Copy out the data below as written; omit any images.
▬▬▬
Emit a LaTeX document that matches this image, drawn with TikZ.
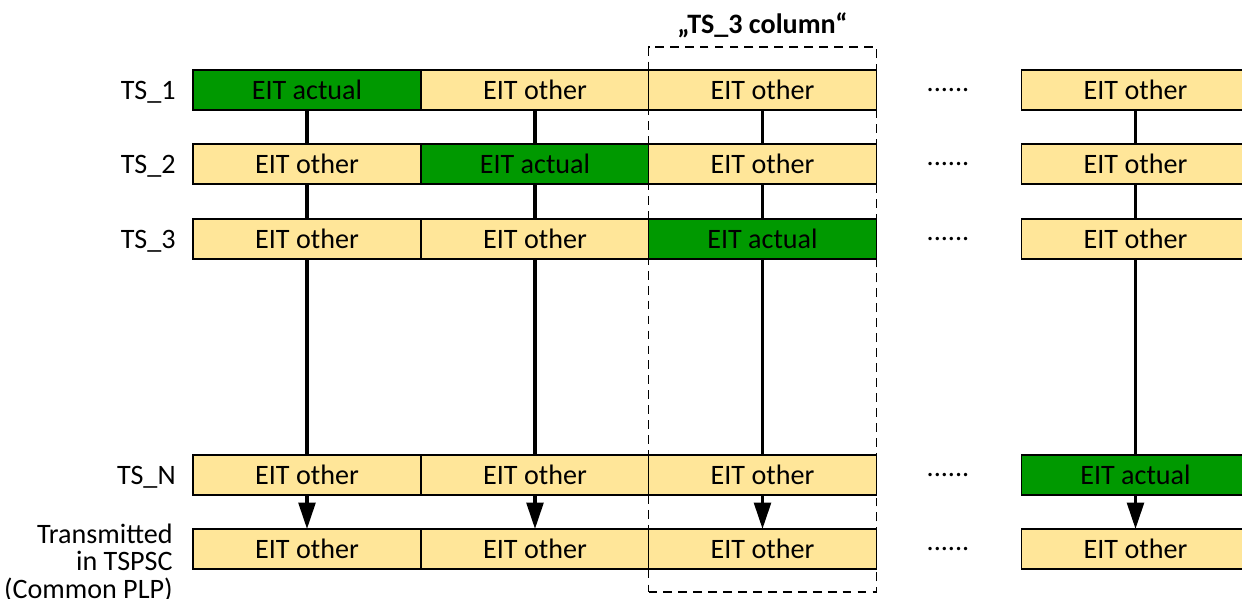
\documentclass[tikz,border=0pt]{standalone}
\usepackage{fontspec}
\setmainfont{Carlito}
\usetikzlibrary{positioning,arrows.meta,fit}
\definecolor{eitother}{RGB}{255,230,153}
\definecolor{eitactual}{RGB}{0,153,0}
\newcommand{\eitfont}{\fontsize{16}{15.5}\selectfont}
\tikzset{
  cell/.style={draw,line width=1.1pt,minimum width=4.56cm,minimum height=0.8cm,inner sep=0pt,outer sep=0pt,font=\eitfont},
  oth/.style={cell,fill=eitother},
  act/.style={cell,fill=eitactual},
  lbl/.style={font=\eitfont,inner sep=0pt},
  link/.style={line width=1.9pt},
  tx/.style={link,-{Triangle[length=15pt,width=9.5pt]}},
  colbox/.style={draw,line width=0.8pt,dash pattern=on 5pt off 3.5pt,inner xsep=0pt,inner ysep=0.46cm},
}

\begin{document}
\begin{tikzpicture}
  \clip (0,0) rectangle (24.84,-11.98);
  % cells: one row per transport stream, EIT actual on the diagonal
  \foreach \r/\y in {1/-1.80,2/-3.28,3/-4.78,4/-9.50,5/-10.98}{
    \foreach \c/\x in {1/6.14,2/10.70,3/15.25,4/22.71}{
      \ifnum\r=\c \def\kind{act}\def\celltext{EIT actual}\else\def\kind{oth}\def\celltext{EIT other}\fi
      \node[\kind] (c\r\c) at (\x,\y) {\celltext};
    }
    \node[lbl] (d\r) at (18.96,\y) {......};
  }
  % row labels
  \foreach \r/\name in {1/TS\_1,2/TS\_2,3/TS\_3,4/TS\_N}
    \node[lbl,anchor=base east] (l\r) at ([xshift=-0.34cm]c\r1.base west) {\name};
  \node[lbl,align=right,anchor=east] (l5) at (3.46,-11.26) {Transmitted\\in TSPSC\\(Common PLP)};
  % columns
  \foreach \c in {1,...,4}{
    \draw[link] (c1\c) -- (c2\c);
    \draw[link] (c2\c) -- (c3\c);
    \draw[link] (c3\c) -- (c4\c);
    \draw[tx] (c4\c) -- (c5\c);
  }
  \node[colbox,fit=(c13)(c53)] (col3) {};
  \node[lbl,font=\eitfont\bfseries,anchor=base] (title) at (15.25,-0.66) {„TS\_3 column“};
\end{tikzpicture}
\end{document}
▬▬▬
**Solution to the problem**
Emit a LaTeX document that matches this image, drawn with TikZ.
\documentclass[tikz,border=0pt]{standalone}
\usepackage{fontspec}
\setmainfont{Carlito}
\usetikzlibrary{positioning,arrows.meta,fit}
\definecolor{eitother}{RGB}{255,230,153}
\definecolor{eitactual}{RGB}{0,153,0}
\newcommand{\eitfont}{\fontsize{16}{15.5}\selectfont}
\tikzset{
  cell/.style={draw,line width=1.1pt,minimum width=4.56cm,minimum height=0.8cm,inner sep=0pt,outer sep=0pt,font=\eitfont},
  oth/.style={cell,fill=eitother},
  act/.style={cell,fill=eitactual},
  lbl/.style={font=\eitfont,inner sep=0pt},
  link/.style={line width=1.9pt},
  tx/.style={link,-{Triangle[length=15pt,width=9.5pt]}},
  colbox/.style={draw,line width=0.8pt,dash pattern=on 5pt off 3.5pt,inner xsep=0pt,inner ysep=0.46cm},
}

\begin{document}
\begin{tikzpicture}
  \clip (0,0) rectangle (24.84,-11.98);
  % cells: one row per transport stream, EIT actual on the diagonal
  \foreach \r/\y in {1/-1.80,2/-3.28,3/-4.78,4/-9.50,5/-10.98}{
    \foreach \c/\x in {1/6.14,2/10.70,3/15.25,4/22.71}{
      \ifnum\r=\c \def\kind{act}\def\celltext{EIT actual}\else\def\kind{oth}\def\celltext{EIT other}\fi
      \node[\kind] (c\r\c) at (\x,\y) {\celltext};
    }
    \node[lbl] (d\r) at (18.96,\y) {......};
  }
  % row labels
  \foreach \r/\name in {1/TS\_1,2/TS\_2,3/TS\_3,4/TS\_N}
    \node[lbl,anchor=base east] (l\r) at ([xshift=-0.34cm]c\r1.base west) {\name};
  \node[lbl,align=right,anchor=east] (l5) at (3.46,-11.26) {Transmitted\\in TSPSC\\(Common PLP)};
  % columns
  \foreach \c in {1,...,4}{
    \draw[link] (c1\c) -- (c2\c);
    \draw[link] (c2\c) -- (c3\c);
    \draw[link] (c3\c) -- (c4\c);
    \draw[tx] (c4\c) -- (c5\c);
  }
  \node[colbox,fit=(c13)(c53)] (col3) {};
  \node[lbl,font=\eitfont\bfseries,anchor=base] (title) at (15.25,-0.66) {„TS\_3 column“};
\end{tikzpicture}
\end{document}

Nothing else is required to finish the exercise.